When I was first tasked with creating a curriculum about environmental engineering for first graders I felt extremely daunted by the task that loomed in front of me. How was I going to interest my class of six-year old students in a curriculum that had nothing to do with unicorns, video games, or the latest dance craze? However, the more I thought about it, the less daunting it seemed. My students are natural problem solvers, always on the lookout for how to solve problems both in and out of our classroom.
Engineering is problem solving-based and uses scientific and mathematical concepts. However, I also needed to keep in mind that engineering is different from science. In engineering you must apply scientific and mathematical concepts to solve the problem. And the solution to the problem must be a sustainable and economically efficient one. These facts about engineering simply meant that my students would need to use evidence to support their reasoning while problem solving, instead of just throwing around random ideas which had no reasoning to support why they would work.
The idea of students using evidence to support their claims excited me. I work at Ross/Woodward, a classical studies inter district magnet school. Part of our curriculum includes the Paideia style seminars so that students can explain their thinking. I am always looking for topics to discuss with them and looking for ways that get them to support their thinking during our discussions. “The goal of a Paideia Seminar is to deepen understanding of ideas, concepts, and values.”
A Paideia Seminar is held in a fashion that is similar to a Socratic Seminar, the teacher acts as a facilitator and prompts the students with open-ended questions. During these seminars my students often give me one-word answers, or do not have valid reasons and evidence to support their thinking. I realized that a curriculum and discussions based in engineering where you must use evidence to support your ideas might be exactly what they needed to help them learn this crucial academic skill.
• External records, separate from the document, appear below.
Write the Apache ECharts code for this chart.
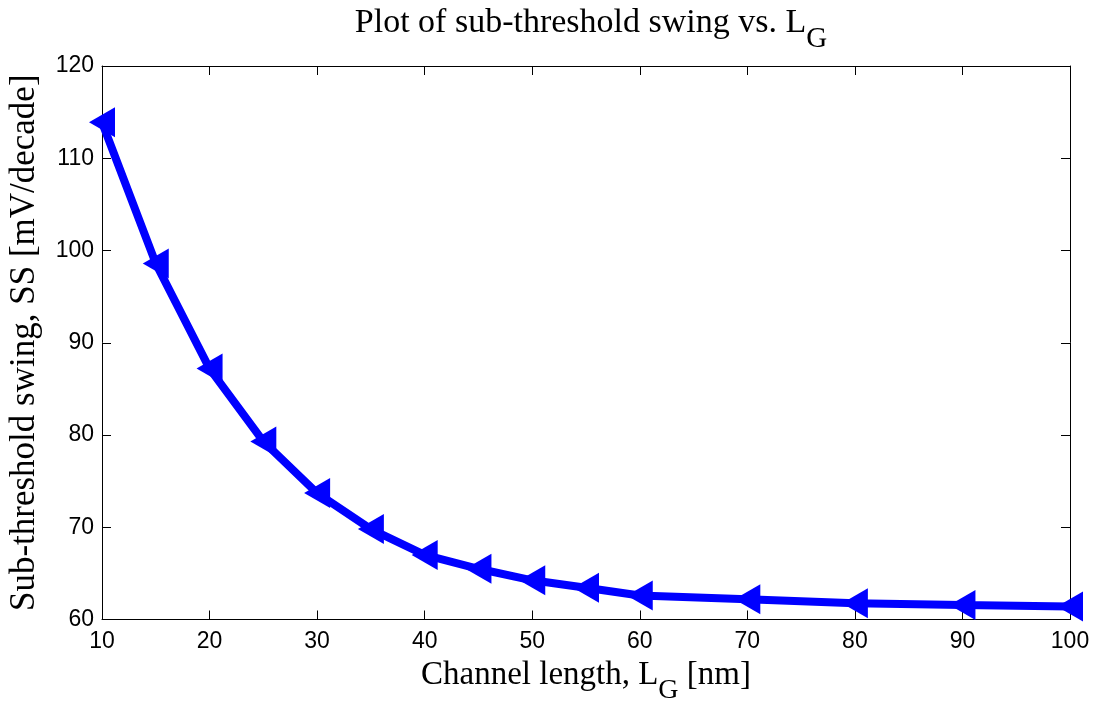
<!DOCTYPE html>
<html><head><meta charset="utf-8">
<script src="https://cdn.jsdelivr.net/npm/echarts@6/dist/echarts.min.js"></script>
<style>html,body{margin:0;padding:0;background:#fff}#c{width:1095px;height:706px}</style>
</head><body><div id="c"></div>
<script>
const lengths = [10, 15, 20, 25, 30, 35, 40, 45, 50, 55, 60, 70, 80, 90, 100];
const swing = [113.9, 98.6, 87.2, 79.3, 73.7, 69.8, 67.0, 65.5, 64.25, 63.45, 62.6, 62.2, 61.75, 61.57, 61.4];
const xTicks = [10, 20, 30, 40, 50, 60, 70, 80, 90, 100];
const yTicks = [60, 70, 80, 90, 100, 110, 120];

const serif = '"Liberation Serif","Times New Roman",serif';
const sans = '"Liberation Sans",Arial,sans-serif';
const chart = echarts.init(document.getElementById('c'));
const tMain = {fontFamily: serif, fontSize: 34, fontWeight: 'normal', color: '#000'};
const tSub = {fontFamily: serif, fontSize: 29, fontWeight: 'normal', color: '#000', padding: [32, 0, 0, 0]};
const xMain = {fontFamily: serif, fontSize: 33, fontWeight: 'normal', color: '#000'};
const xSub = {fontFamily: serif, fontSize: 28, fontWeight: 'normal', color: '#000', padding: [30, 0, 0, 0]};
const yMain = {fontFamily: serif, fontSize: 35, fontWeight: 'normal', color: '#000'};
const baseX = {
  type: 'value', min: xTicks[0], max: xTicks[xTicks.length - 1], interval: 10,
  axisLine: {show: true, onZero: false, lineStyle: {color: '#000', width: 1}},
  axisTick: {show: true, inside: true, length: 9, lineStyle: {color: '#000'}},
  splitLine: {show: false}
};
const baseY = {
  type: 'value', min: yTicks[0], max: yTicks[yTicks.length - 1], interval: 10,
  axisLine: {show: true, onZero: false, lineStyle: {color: '#000', width: 1}},
  axisTick: {show: true, inside: true, length: 9, lineStyle: {color: '#000'}},
  splitLine: {show: false}
};
chart.setOption({
  animation: false,
  backgroundColor: '#fff',
  title: {
    text: '{a|Plot of sub-threshold swing vs. L}{b|G}',
    left: 586, textAlign: 'center', top: -12,
    textStyle: {fontWeight: 'normal', rich: {a: tMain, b: tSub}}
  },
  grid: {left: 102, top: 66, right: 25, bottom: 86.5, containLabel: false, outerBoundsMode: 'none'},
  xAxis: [
    Object.assign({}, baseX, {
      position: 'bottom',
      axisLabel: {show: true, fontFamily: sans, fontSize: 23, color: '#000', margin: 11},
      name: '{a|Channel length, L}{b|G}{a| [nm]}',
      nameLocation: 'middle', nameGap: 27,
      nameTextStyle: {rich: {a: xMain, b: xSub}}
    }),
    Object.assign({}, baseX, {position: 'top', axisLabel: {show: false}})
  ],
  yAxis: [
    Object.assign({}, baseY, {
      position: 'left',
      axisLabel: {show: true, fontFamily: sans, fontSize: 23, color: '#000', margin: 8},
      name: 'Sub-threshold swing, SS [mV/decade]',
      nameLocation: 'middle', nameGap: 60,
      nameTextStyle: yMain
    }),
    Object.assign({}, baseY, {position: 'right', axisLabel: {show: false}})
  ],
  series: [{
    type: 'line',
    data: lengths.map((x, i) => [x, swing[i]]),
    lineStyle: {color: '#0000ff', width: 8},
    itemStyle: {color: '#0000ff'},
    symbol: 'triangle', symbolSize: [30, 26], symbolRotate: 90,
    showSymbol: true, clip: false, z: 5
  }]
});
</script></body></html>
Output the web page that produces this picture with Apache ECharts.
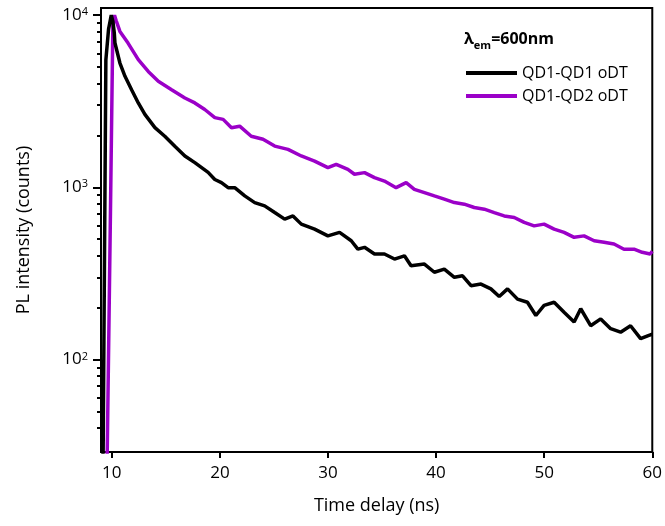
<!DOCTYPE html>
<html>
<head>
<meta charset="utf-8">
<script src="https://cdn.jsdelivr.net/npm/echarts@6.0.0/dist/echarts.min.js"></script>
<style>
  html, body { margin: 0; padding: 0; background: #fff; }
  #chart { width: 665px; height: 526px; }
</style>
</head>
<body>
<div id="chart"></div>
<script>
// 数据
const seriesNames = ['QD1-QD1 oDT', 'QD1-QD2 oDT'];

const blackTime = [9.1, 9.2, 9.45, 9.7, 9.95, 10.1, 10.23, 10.29, 10.75, 11.22, 11.83, 12.45, 13.06, 13.99,
  14.9, 15.83, 16.76, 17.68, 18.91, 19.53, 20.14, 20.76, 21.37, 22.3, 23.22, 24.14, 25.07, 25.99,
  26.76, 27.53, 28.76, 29.99, 31.07, 32.15, 32.76, 33.38, 34.3, 35.22, 36.15, 37.07, 37.68, 38.92,
  39.84, 40.76, 41.69, 42.45, 43.23, 44.15, 45.07, 45.84, 46.61, 47.53, 48.45, 49.23, 49.99, 50.92,
  51.84, 52.77, 53.38, 54.3, 55.23, 56.15, 57.07, 57.99, 58.92, 59.69, 60];
const blackCounts = [20, 30, 5500, 8300, 10000, 9200, 7870, 6890, 5270, 4410, 3690, 3090, 2650, 2220,
  1980, 1730, 1520, 1390, 1220, 1110, 1065, 995, 995, 891, 815, 780, 713, 653,
  682, 611, 571, 522, 547, 489, 437, 448, 410, 410, 383, 400, 350, 358,
  321, 335, 300, 306, 268, 274, 257, 232, 257, 224, 215, 180, 206, 215,
  188, 165, 197, 157, 172, 151, 144, 157, 132, 138, 140];

const purpleTime = [9.5, 9.58, 9.88, 10.1, 10.25, 10.4, 10.75, 11.5, 12.45, 13.37, 14.3, 15.53, 16.76,
  17.68, 18.6, 19.53, 20.3, 21.07, 21.83, 22.9, 23.99, 25.07, 26.3, 27.53, 28.76, 29.99, 30.76,
  31.84, 32.45, 33.38, 34.3, 35.22, 36.3, 37.23, 37.99, 38.92, 39.84, 40.76, 41.69, 42.61, 43.53,
  44.46, 45.38, 46.3, 47.23, 48.15, 49.07, 49.99, 50.92, 51.84, 52.77, 53.69, 54.62, 55.54, 56.46,
  57.38, 58.31, 59.07, 59.8, 60];
const purpleCounts = [20, 30, 760, 9000, 10000, 9300, 8040, 6880, 5510, 4710, 4130, 3690, 3300,
  3090, 2830, 2540, 2480, 2220, 2265, 1980, 1900, 1735, 1660, 1520, 1420, 1300, 1360,
  1270, 1190, 1217, 1138, 1087, 995, 1065, 973, 931, 891, 853, 815, 798, 763,
  746, 713, 682, 668, 625, 597, 611, 571, 547, 512, 522, 489, 479, 468,
  437, 437, 419, 410, 425];

// 坐标轴
const xTicks = [10, 20, 30, 40, 50, 60];
const yMin = 29;
const yMax = 11000;
const yMajor = [100, 1000, 10000];
const yMinor = [40, 50, 60, 70, 80, 90, 200, 300, 400, 500, 600, 700, 800, 900,
  2000, 3000, 4000, 5000, 6000, 7000, 8000, 9000];

const FONT = 'Open Sans';
const colors = ['#000000', '#9b00c8'];

const pairs = (xs, ys) => xs.map((x, i) => [x, ys[i]]);

const chart = echarts.init(document.getElementById('chart'), null, { renderer: 'canvas' });

// 辅助轴：与对数轴相同的映射（log10 空间），只用来画刻度
const helperAxis = (values, len) => ({
  type: 'value',
  position: 'left',
  min: Math.log10(yMin),
  max: Math.log10(yMax),
  axisLine: { show: false },
  splitLine: { show: false },
  axisLabel: { show: false },
  axisTick: {
    show: true,
    inside: false,
    length: len,
    customValues: values.map((v) => Math.log10(v)),
    lineStyle: { color: '#000', width: 2 },
  },
});

const option = {
  animation: false,
  backgroundColor: '#fff',
  textStyle: { fontFamily: FONT },
  title: {
    text: '{b|λ}{sub|em}{b|=600nm}',
    left: 459,
    top: 26,
    textStyle: {
      rich: {
        b: { fontFamily: FONT, fontSize: 16, color: '#000', verticalAlign: 'bottom', padding: [0, 0, 4, 0] },
        sub: { fontFamily: FONT, fontSize: 11, color: '#000', verticalAlign: 'bottom' },
      },
    },
  },
  legend: {
    orient: 'vertical',
    left: 461,
    top: 59,
    icon: 'rect',
    itemWidth: 51,
    itemHeight: 4,
    itemGap: 5,
    data: seriesNames,
    textStyle: { fontFamily: FONT, fontSize: 16, color: '#000', lineHeight: 18, padding: [0, 0, 0, 0] },
  },
  grid: {
    left: 101,
    right: 12,
    top: 8,
    bottom: 74,
    show: true,
    borderColor: '#000',
    borderWidth: 2,
    backgroundColor: 'transparent',
  },
  xAxis: {
    type: 'value',
    min: 9,
    max: 60,
    name: 'Time delay (ns)',
    nameLocation: 'middle',
    nameGap: 45,
    nameTextStyle: { fontFamily: FONT, fontSize: 18, color: '#000' },
    axisLine: { show: true, lineStyle: { color: '#000', width: 2 } },
    axisTick: { show: true, length: 6, customValues: xTicks, lineStyle: { color: '#000', width: 2 } },
    axisLabel: { customValues: xTicks, margin: 13, fontFamily: FONT, fontSize: 17, color: '#000' },
    splitLine: { show: false },
  },
  yAxis: [
    {
      type: 'log',
      logBase: 10,
      min: yMin,
      max: yMax,
      name: 'PL intensity (counts)',
      nameLocation: 'middle',
      nameGap: 68,
      nameTextStyle: { fontFamily: FONT, fontSize: 18, color: '#000' },
      axisLine: { show: true, lineStyle: { color: '#000', width: 2 } },
      axisTick: { show: false },
      splitLine: { show: false },
      axisLabel: {
        margin: 13,
        color: '#000',
        formatter: (v) => {
          const e = Math.log10(v);
          if (Math.abs(e - Math.round(e)) > 1e-6) return '';
          return '{b|10}{sup|' + Math.round(e) + '}';
        },
        rich: {
          b: { fontFamily: FONT, fontSize: 17, color: '#000', verticalAlign: 'top' },
          sup: { fontFamily: FONT, fontSize: 11, color: '#000', verticalAlign: 'top' },
        },
      },
    },
    helperAxis(yMinor, 4),
    helperAxis(yMajor, 8),
  ],
  series: [
    {
      name: seriesNames[0],
      type: 'line',
      data: pairs(blackTime, blackCounts),
      showSymbol: false,
      symbol: 'none',
      clip: true,
      z: 3,
      lineStyle: { color: colors[0], width: 3.5 },
      itemStyle: { color: colors[0] },
    },
    {
      name: seriesNames[1],
      type: 'line',
      data: pairs(purpleTime, purpleCounts),
      showSymbol: false,
      symbol: 'none',
      clip: true,
      z: 2,
      lineStyle: { color: colors[1], width: 3.5 },
      itemStyle: { color: colors[1] },
    },
  ],
};

chart.setOption(option);
</script>
</body>
</html>
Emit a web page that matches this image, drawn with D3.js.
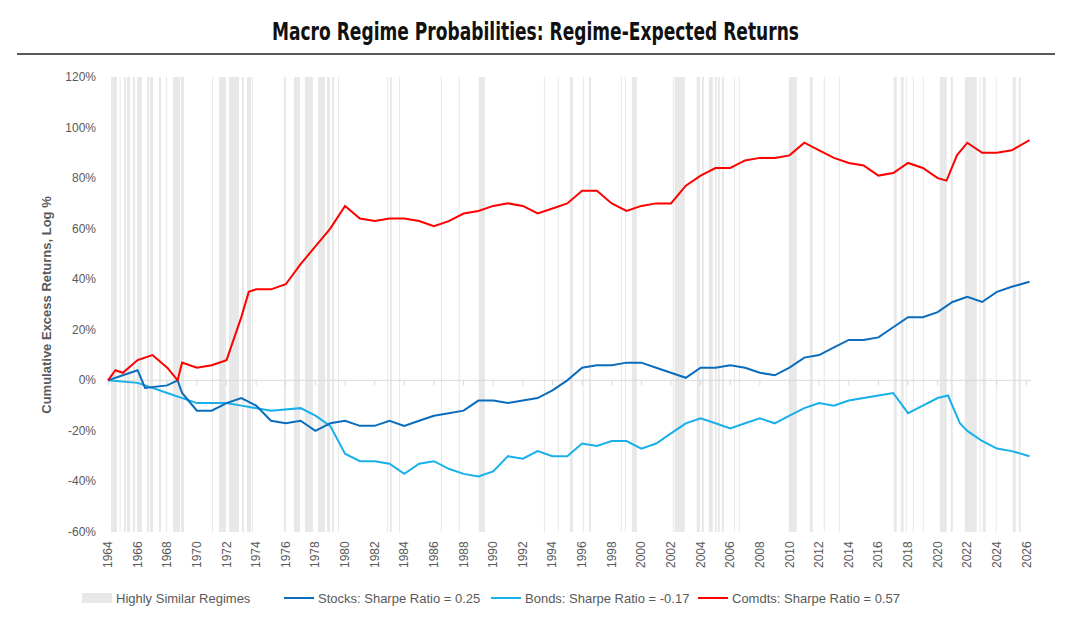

The more I thought about it, the more I realized that this curriculum would open many doors for my students beyond just discussions. Firstly, it teaches them about the field of engineering. My current students were originally unaware of what engineering was or what engineers do. This curriculum would introduce them to a field of work that they did not know of before. There are surveys which have been given that show that students from low income communities would create a better future for themselves if they took careers in STEM fields, however, they must be introduced to such opportunities first.
Most importantly, this type of thinking is extremely empowering for children. Engineering includes designing and building devices, processes, or structures which would solve specific problems. Students would need to think critically about a problem, figure out ways to solve the problem, and from there determine if this is a sustainable and cost-effective method. All of this inspires a new type of thinking which students are unfamiliar with. It shows them a new way to solve problems, use reasoning skills, and use evidence to support themselves. Overall, it is a powerful tool in which students can express themselves and their thinking.
Once I thought through what engineering was, and how this curriculum would supplement what I am already doing in my classroom, I realized that introducing engineering to elementary learners isn’t crazy at all. Young students are naturally curious and eager learners who yearn to understand the world around them. I suddenly realized that this curriculum made perfect sense for my current students as well as my future students to come.